# Random Walk - Applications

Applications

 This section does not cite any references or sources.

The following are some applications of random walk:

• In economics, the "random walk hypothesis" is used to model shares prices and other factors. Empirical studies found some deviations from this theoretical model, especially in short term and long term correlations. See share prices.
• In population genetics, random walk describes the statistical properties of genetic drift
• In physics, random walks are used as simplified models of physical Brownian motion and diffusion such as the random movement of molecules in liquids and gases. See for example diffusion-limited aggregation. Also in physics, random walks and some of the self interacting walks play a role in quantum field theory.
• In mathematical ecology, random walks are used to describe individual animal movements, to empirically support processes of biodiffusion, and occasionally to model population dynamics.
• In polymer physics, random walk describes an ideal chain. It is the simplest model to study polymers.
• In other fields of mathematics, random walk is used to calculate solutions to Laplace's equation, to estimate the harmonic measure, and for various constructions in analysis and combinatorics.
• In computer science, random walks are used to estimate the size of the Web. In the World Wide Web conference-2006, bar-yossef et al. published their findings and algorithms for the same.
• In image segmentation, random walks are used to determine the labels (i.e., "object" or "background") to associate with each pixel. This algorithm is typically referred to as the random walker segmentation algorithm.

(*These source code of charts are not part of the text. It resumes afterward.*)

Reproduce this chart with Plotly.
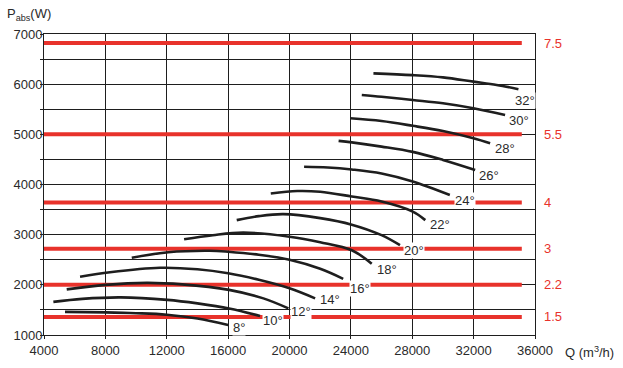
import plotly.graph_objects as go

# ---- data ----
x_ticks = [4000, 8000, 12000, 16000, 20000, 24000, 28000, 32000, 36000]
x_ticktext = ["4000", "8000", "12000", "16000", "20000", "24000", "28000", "32000", "36000"]
y_ticks = [1000, 2000, 3000, 4000, 5000, 6000, 7000]
y_ticktext = ["1000", "2000", "3000", "4000", "5000", "6000", "7000"]

# motor power lines (kW) and their absorbed-power level
motor_labels = ["7.5", "5.5", "4", "3", "2.2", "1.5"]
motor_power = [6820, 5000, 3640, 2720, 2000, 1360]
motor_q_start = 4000
motor_q_end = 35140

# blade-angle curves
curve_labels = ["8°", "10°", "12°", "14°", "16°", "18°", "20°", "22°", "24°", "26°", "28°", "30°", "32°"]
q_8 = [5370, 8000, 10000, 12000, 14000, 16000]
p_8 = [1460, 1450, 1435, 1405, 1330, 1200]
q_10 = [4610, 6500, 9000, 12040, 14000, 16060, 18080]
p_10 = [1660, 1720, 1750, 1700, 1630, 1530, 1380]
q_12 = [5480, 8000, 10700, 13000, 16060, 18300, 19930]
p_12 = [1910, 2000, 2040, 2010, 1900, 1730, 1530]
q_14 = [6350, 8300, 11560, 14000, 16000, 18000, 20000, 21670]
p_14 = [2160, 2250, 2340, 2310, 2230, 2100, 1930, 1730]
q_16 = [9720, 12100, 14800, 16000, 18000, 20000, 22000, 23500]
p_16 = [2540, 2650, 2680, 2660, 2600, 2500, 2320, 2120]
q_18 = [13130, 15000, 17000, 20000, 22000, 24060, 25360]
p_18 = [2910, 2990, 3040, 2960, 2850, 2690, 2420]
q_20 = [16560, 18000, 19600, 22000, 24060, 26000, 27200]
p_20 = [3290, 3370, 3410, 3330, 3200, 2990, 2790]
q_22 = [18780, 20500, 22000, 24060, 26000, 28030, 28850]
p_22 = [3820, 3870, 3855, 3760, 3660, 3460, 3290]
q_24 = [20950, 22500, 24060, 26000, 28030, 30450]
p_24 = [4355, 4340, 4300, 4220, 4060, 3790]
q_26 = [23200, 24060, 26000, 28030, 30000, 32100]
p_26 = [4870, 4840, 4755, 4650, 4490, 4290]
q_28 = [23950, 26000, 28030, 30000, 31990, 33075]
p_28 = [5320, 5265, 5170, 5065, 4920, 4820]
q_30 = [24710, 26000, 28030, 30000, 31990, 34050]
p_30 = [5785, 5750, 5685, 5620, 5520, 5385]
q_32 = [25470, 28030, 30000, 31990, 33500, 34920]
p_32 = [6215, 6180, 6135, 6050, 5985, 5900]

curve_q = [q_8, q_10, q_12, q_14, q_16, q_18, q_20, q_22, q_24, q_26, q_28, q_30, q_32]
curve_p = [p_8, p_10, p_12, p_14, p_16, p_18, p_20, p_22, p_24, p_26, p_28, p_30, p_32]

label_q = [16710, 18950, 20730, 22640, 24600, 26340, 28140, 29815, 31450, 33030, 34050, 34985, 35360]
label_p = [1140, 1299, 1470, 1700, 1931, 2296, 2694, 3212, 3677, 4189, 4713, 5279, 5684]

RED = "#e8322b"
INK = "#1e1e1e"
TXT = "#2a2a2a"
FONT = "Liberation Sans, Arial, sans-serif"

fig = go.Figure()

for v in motor_power:
    fig.add_trace(go.Scatter(x=[motor_q_start, motor_q_end], y=[v, v], mode="lines",
                             line=dict(color=RED, width=4), hoverinfo="skip"))

for qs, ps in zip(curve_q, curve_p):
    fig.add_trace(go.Scatter(x=qs, y=ps, mode="lines",
                             line=dict(color=INK, width=2.6, shape="spline", smoothing=1.0),
                             hoverinfo="skip"))

annotations = []
for t, q, p in zip(curve_labels, label_q, label_p):
    annotations.append(dict(x=q, y=p, xref="x", yref="y", text=t, showarrow=False,
                            bgcolor="white", borderpad=0,
                            font=dict(family=FONT, size=13, color=TXT)))

for t, v in zip(motor_labels, motor_power):
    annotations.append(dict(x=1, y=v, xref="paper", yref="y", text=t, showarrow=False,
                            xanchor="left", yanchor="middle", xshift=7,
                            font=dict(family=FONT, size=13, color=RED)))

annotations.append(dict(x=0, y=1, xref="paper", yref="paper", text="P<sub>abs</sub>(W)",
                        showarrow=False, xanchor="left", yanchor="middle", xshift=-39, yshift=20,
                        font=dict(family=FONT, size=13, color=TXT)))
annotations.append(dict(x=1, y=0, xref="paper", yref="paper", text="Q (m<sup>3</sup>/h)",
                        showarrow=False, xanchor="left", yanchor="middle", xshift=28, yshift=-17,
                        font=dict(family=FONT, size=13, color=TXT)))

fig.update_layout(
    width=623, height=368,
    margin=dict(l=44, r=88, t=34, b=33, autoexpand=False),
    plot_bgcolor="white", paper_bgcolor="white",
    showlegend=False,
    hovermode=False,
    font=dict(family=FONT, size=13, color=TXT),
    annotations=annotations,
    xaxis=dict(range=[4000, 36000], tickmode="array", tickvals=x_ticks, ticktext=x_ticktext,
               automargin=False,
               showgrid=True, gridcolor=INK, gridwidth=1,
               showline=True, linecolor=INK, linewidth=1, mirror=True,
               ticks="outside", ticklen=3, tickcolor=INK, zeroline=False,
               tickfont=dict(family=FONT, size=13, color=TXT)),
    yaxis=dict(range=[1000, 7000], tickmode="array", tickvals=y_ticks, ticktext=y_ticktext,
               automargin=False,
               showgrid=True, gridcolor=INK, gridwidth=1,
               showline=True, linecolor=INK, linewidth=1, mirror=True,
               ticks="outside", ticklen=3, tickcolor=INK, zeroline=False,
               ticklabelstandoff=-5,
               minor=dict(dtick=500, tick0=1000, ticks="outside", ticklen=3, tickcolor=INK,
                          showgrid=True, gridcolor=INK, gridwidth=1),
               tickfont=dict(family=FONT, size=13, color=TXT)),
)

fig.write_html("out.html",
               config={"displayModeBar": False, "staticPlot": True},
               post_script="document.body.style.margin='0';document.body.style.padding='0';"
                           "document.body.style.overflow='hidden';")
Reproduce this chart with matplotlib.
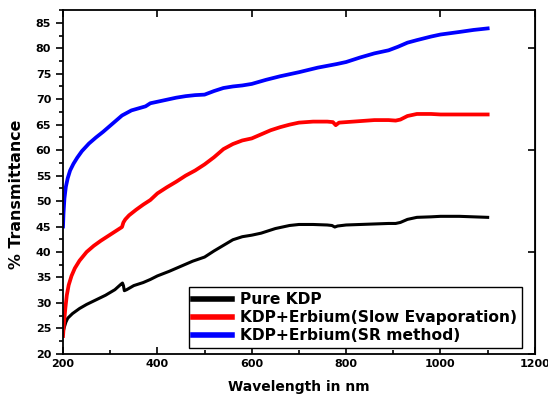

In all these cases, random walk is often substituted for Brownian motion.

• In brain research, random walks and reinforced random walks are used to model cascades of neuron firing in the brain.
• In vision science, fixational eye movements are well described by a random walk.
• In psychology, random walks explain accurately the relation between the time needed to make a decision and the probability that a certain decision will be made.
• Random walks can be used to sample from a state space which is unknown or very large, for example to pick a random page off the internet or, for research of working conditions, a random worker in a given country.
• When this last approach is used in computer science it is known as Markov Chain Monte Carlo or MCMC for short. Often, sampling from some complicated state space also allows one to get a probabilistic estimate of the space's size. The estimate of the permanent of a large matrix of zeros and ones was the first major problem tackled using this approach.
• Random walks have also been used to sample massive online graphs such as online social networks.
• In wireless networking, a random walk is used to model node movement.
• Motile bacteria engage in a biased random walk.
• Random walks are used to model gambling.
• In physics, random walks underlie the method of Fermi estimation.